Comrade Sahajanandu, the recognized and feared leader of the All-India Kisan Sablia (peasants’ union) was a young man, in the prime of life. His everyday actions – organizing the peasant unions, leading huge marches and demonstrations, conducting hunger strikes in his frequent sojourns in British jails, etc. – expressed the deepest strivings of the peasants and agrarian laborers of Bengal, Orissa and Bihar Provinces. He was their leader against British and feudal tyranny, in every sense.

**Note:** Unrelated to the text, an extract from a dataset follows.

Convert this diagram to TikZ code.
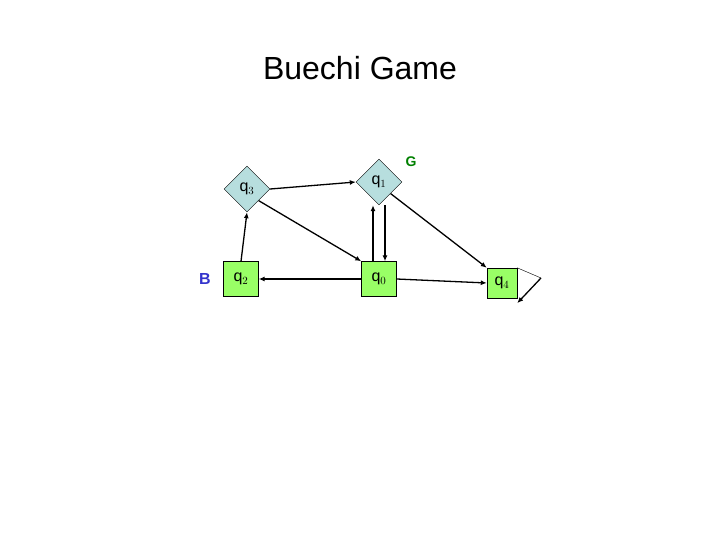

Sahajananda, who began as an orthodox follower of Gandhi, rapidly progressed beyond that stage. By turn he became a member of the moderate Congress Socialist Party, and then came under Stalinist influence. But his disillusionment with the conservatism of the Socialists of India and with the treachery of the Stalinists did not destroy his faith in revolutionary Marxism. Shortly after breaking with the Indian Communist Party as a result of the Hitler-Stalin alliance, he was sentenced to a long jail term for his anti-war speeches. It was in these circumstances – undoubtedly due to harsh prison conditions – that he died. But he had met new friends and had expressed great sympathy with their ideas. These friends were members of the Indian section of the Fourth International.
India has lost a splendid leader and comrade; a man who could have played a great part in its approaching revolution. He shall be remembered; likewise those who murdered him.